What you need to do:
Return only the lines from the top of the material through the line marked by "const irfXTicks = [0,5,10];", unaltered.

** BEGIN **

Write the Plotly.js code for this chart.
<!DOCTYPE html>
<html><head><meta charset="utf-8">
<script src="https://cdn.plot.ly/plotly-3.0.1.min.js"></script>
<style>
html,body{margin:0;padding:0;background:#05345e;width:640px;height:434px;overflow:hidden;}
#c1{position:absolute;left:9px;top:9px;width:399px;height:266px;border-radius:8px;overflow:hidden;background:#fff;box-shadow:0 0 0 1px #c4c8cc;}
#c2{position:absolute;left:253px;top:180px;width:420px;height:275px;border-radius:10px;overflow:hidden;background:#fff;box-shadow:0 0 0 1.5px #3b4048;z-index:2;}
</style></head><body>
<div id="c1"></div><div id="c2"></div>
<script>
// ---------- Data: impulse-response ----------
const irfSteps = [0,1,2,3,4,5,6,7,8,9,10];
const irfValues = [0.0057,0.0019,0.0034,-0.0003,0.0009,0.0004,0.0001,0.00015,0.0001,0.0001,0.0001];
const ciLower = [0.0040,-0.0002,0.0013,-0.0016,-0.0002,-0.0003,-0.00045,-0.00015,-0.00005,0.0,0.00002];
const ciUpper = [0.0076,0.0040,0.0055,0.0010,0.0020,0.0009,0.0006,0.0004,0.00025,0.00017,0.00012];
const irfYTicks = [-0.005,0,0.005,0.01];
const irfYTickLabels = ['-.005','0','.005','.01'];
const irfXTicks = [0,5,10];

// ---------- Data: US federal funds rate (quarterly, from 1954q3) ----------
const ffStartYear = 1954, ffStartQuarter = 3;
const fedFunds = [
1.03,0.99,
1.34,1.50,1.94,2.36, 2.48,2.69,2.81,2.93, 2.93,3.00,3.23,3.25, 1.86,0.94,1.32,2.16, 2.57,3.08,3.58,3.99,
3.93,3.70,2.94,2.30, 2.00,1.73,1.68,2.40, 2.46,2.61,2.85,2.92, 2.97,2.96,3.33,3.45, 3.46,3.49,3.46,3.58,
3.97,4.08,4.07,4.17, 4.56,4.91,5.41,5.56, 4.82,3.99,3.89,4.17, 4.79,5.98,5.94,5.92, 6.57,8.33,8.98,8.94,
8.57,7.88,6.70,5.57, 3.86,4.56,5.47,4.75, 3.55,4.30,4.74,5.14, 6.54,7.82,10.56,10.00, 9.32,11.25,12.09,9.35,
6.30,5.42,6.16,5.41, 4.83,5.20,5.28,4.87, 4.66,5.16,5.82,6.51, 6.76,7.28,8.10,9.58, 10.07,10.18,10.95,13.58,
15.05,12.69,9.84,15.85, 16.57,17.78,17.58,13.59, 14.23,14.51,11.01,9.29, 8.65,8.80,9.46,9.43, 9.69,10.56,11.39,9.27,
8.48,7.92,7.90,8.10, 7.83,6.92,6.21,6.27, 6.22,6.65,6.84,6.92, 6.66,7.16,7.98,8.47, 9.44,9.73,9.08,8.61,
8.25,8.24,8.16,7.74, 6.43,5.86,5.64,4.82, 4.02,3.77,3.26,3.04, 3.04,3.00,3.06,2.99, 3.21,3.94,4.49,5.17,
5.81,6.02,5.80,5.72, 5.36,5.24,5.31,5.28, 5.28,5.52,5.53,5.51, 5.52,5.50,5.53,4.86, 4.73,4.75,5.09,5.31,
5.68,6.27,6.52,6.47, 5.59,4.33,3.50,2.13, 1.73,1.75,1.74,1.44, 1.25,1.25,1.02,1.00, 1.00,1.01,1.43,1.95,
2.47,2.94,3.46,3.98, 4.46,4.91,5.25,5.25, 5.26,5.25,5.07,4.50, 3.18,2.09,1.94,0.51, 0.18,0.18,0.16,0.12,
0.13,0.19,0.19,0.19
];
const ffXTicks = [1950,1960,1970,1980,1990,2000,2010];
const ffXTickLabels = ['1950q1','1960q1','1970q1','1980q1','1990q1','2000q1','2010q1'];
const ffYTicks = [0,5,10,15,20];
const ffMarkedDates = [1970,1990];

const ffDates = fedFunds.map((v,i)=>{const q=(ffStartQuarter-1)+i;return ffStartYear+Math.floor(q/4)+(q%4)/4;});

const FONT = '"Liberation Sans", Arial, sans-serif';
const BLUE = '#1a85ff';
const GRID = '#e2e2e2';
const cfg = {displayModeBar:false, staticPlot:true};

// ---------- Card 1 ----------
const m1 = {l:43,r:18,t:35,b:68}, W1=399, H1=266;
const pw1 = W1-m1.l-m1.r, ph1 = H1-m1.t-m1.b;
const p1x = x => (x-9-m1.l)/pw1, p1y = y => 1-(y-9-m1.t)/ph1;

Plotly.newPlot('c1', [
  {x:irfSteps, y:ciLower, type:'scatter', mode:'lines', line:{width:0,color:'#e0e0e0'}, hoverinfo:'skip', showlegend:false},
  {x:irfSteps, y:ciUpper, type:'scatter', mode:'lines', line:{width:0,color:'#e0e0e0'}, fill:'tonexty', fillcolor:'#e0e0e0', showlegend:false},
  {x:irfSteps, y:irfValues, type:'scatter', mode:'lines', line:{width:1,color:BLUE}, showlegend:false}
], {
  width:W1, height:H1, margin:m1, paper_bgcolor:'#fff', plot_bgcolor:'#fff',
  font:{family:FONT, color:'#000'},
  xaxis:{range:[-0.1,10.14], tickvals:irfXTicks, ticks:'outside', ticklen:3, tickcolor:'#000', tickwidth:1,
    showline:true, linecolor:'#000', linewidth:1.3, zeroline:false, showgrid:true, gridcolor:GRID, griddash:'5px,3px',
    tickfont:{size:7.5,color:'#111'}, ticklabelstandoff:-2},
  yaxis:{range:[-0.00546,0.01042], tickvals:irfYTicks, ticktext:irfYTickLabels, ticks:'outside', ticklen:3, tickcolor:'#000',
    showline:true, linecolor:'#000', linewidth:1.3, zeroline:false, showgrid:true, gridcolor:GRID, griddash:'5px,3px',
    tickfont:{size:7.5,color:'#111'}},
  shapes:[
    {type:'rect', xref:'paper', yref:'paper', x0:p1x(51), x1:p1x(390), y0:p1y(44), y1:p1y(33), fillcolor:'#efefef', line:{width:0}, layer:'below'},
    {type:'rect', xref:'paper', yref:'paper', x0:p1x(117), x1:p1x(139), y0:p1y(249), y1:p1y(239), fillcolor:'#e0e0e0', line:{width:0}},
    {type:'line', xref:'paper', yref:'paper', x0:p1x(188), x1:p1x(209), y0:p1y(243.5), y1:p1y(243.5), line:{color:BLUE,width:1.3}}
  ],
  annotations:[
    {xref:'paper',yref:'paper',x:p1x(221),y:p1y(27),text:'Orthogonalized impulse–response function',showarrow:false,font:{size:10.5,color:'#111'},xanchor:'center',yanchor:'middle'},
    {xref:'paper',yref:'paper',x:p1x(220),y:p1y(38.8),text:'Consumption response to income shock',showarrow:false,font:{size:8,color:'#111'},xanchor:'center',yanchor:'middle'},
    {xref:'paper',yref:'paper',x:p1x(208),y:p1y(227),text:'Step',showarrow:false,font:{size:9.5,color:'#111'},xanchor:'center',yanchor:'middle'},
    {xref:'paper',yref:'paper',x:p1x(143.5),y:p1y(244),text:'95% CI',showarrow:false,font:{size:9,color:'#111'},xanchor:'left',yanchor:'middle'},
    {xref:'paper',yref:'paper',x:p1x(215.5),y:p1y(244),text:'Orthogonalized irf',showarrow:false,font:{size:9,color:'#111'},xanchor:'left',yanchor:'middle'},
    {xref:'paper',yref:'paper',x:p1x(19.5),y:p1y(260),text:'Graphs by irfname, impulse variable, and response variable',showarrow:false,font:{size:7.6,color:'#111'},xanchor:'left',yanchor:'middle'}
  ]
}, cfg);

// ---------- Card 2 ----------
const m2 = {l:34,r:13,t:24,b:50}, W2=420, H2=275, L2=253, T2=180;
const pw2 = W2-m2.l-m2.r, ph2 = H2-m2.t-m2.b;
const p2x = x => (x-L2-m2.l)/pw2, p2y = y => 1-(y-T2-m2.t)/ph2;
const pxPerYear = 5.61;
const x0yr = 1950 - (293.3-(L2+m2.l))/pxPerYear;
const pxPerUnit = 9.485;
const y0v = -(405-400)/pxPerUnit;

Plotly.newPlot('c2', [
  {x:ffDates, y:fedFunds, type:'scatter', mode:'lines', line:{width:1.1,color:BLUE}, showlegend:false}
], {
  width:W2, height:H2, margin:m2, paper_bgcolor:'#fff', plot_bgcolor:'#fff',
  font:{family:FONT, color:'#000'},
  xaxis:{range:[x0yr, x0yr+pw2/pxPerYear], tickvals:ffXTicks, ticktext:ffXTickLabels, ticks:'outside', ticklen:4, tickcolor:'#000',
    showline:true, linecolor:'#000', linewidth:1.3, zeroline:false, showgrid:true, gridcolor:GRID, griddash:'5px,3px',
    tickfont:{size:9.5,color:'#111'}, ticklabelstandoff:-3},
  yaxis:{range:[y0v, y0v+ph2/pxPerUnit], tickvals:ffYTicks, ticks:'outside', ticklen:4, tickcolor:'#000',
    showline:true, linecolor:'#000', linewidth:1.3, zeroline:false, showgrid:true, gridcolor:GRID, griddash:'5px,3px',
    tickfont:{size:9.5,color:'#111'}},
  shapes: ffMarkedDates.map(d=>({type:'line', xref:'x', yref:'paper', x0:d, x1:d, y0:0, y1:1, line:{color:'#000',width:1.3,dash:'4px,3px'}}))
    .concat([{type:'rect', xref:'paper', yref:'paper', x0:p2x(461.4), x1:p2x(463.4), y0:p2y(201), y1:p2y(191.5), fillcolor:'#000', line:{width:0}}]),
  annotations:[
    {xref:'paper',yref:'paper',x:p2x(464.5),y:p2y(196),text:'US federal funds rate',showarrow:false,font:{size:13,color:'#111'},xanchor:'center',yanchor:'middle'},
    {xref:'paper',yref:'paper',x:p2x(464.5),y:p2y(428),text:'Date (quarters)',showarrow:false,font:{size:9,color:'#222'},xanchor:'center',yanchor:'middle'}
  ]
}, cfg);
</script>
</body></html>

** END **

Answer for this exercise:
Write the Plotly.js code for this chart.
<!DOCTYPE html>
<html><head><meta charset="utf-8">
<script src="https://cdn.plot.ly/plotly-3.0.1.min.js"></script>
<style>
html,body{margin:0;padding:0;background:#05345e;width:640px;height:434px;overflow:hidden;}
#c1{position:absolute;left:9px;top:9px;width:399px;height:266px;border-radius:8px;overflow:hidden;background:#fff;box-shadow:0 0 0 1px #c4c8cc;}
#c2{position:absolute;left:253px;top:180px;width:420px;height:275px;border-radius:10px;overflow:hidden;background:#fff;box-shadow:0 0 0 1.5px #3b4048;z-index:2;}
</style></head><body>
<div id="c1"></div><div id="c2"></div>
<script>
// ---------- Data: impulse-response ----------
const irfSteps = [0,1,2,3,4,5,6,7,8,9,10];
const irfValues = [0.0057,0.0019,0.0034,-0.0003,0.0009,0.0004,0.0001,0.00015,0.0001,0.0001,0.0001];
const ciLower = [0.0040,-0.0002,0.0013,-0.0016,-0.0002,-0.0003,-0.00045,-0.00015,-0.00005,0.0,0.00002];
const ciUpper = [0.0076,0.0040,0.0055,0.0010,0.0020,0.0009,0.0006,0.0004,0.00025,0.00017,0.00012];
const irfYTicks = [-0.005,0,0.005,0.01];
const irfYTickLabels = ['-.005','0','.005','.01'];
const irfXTicks = [0,5,10];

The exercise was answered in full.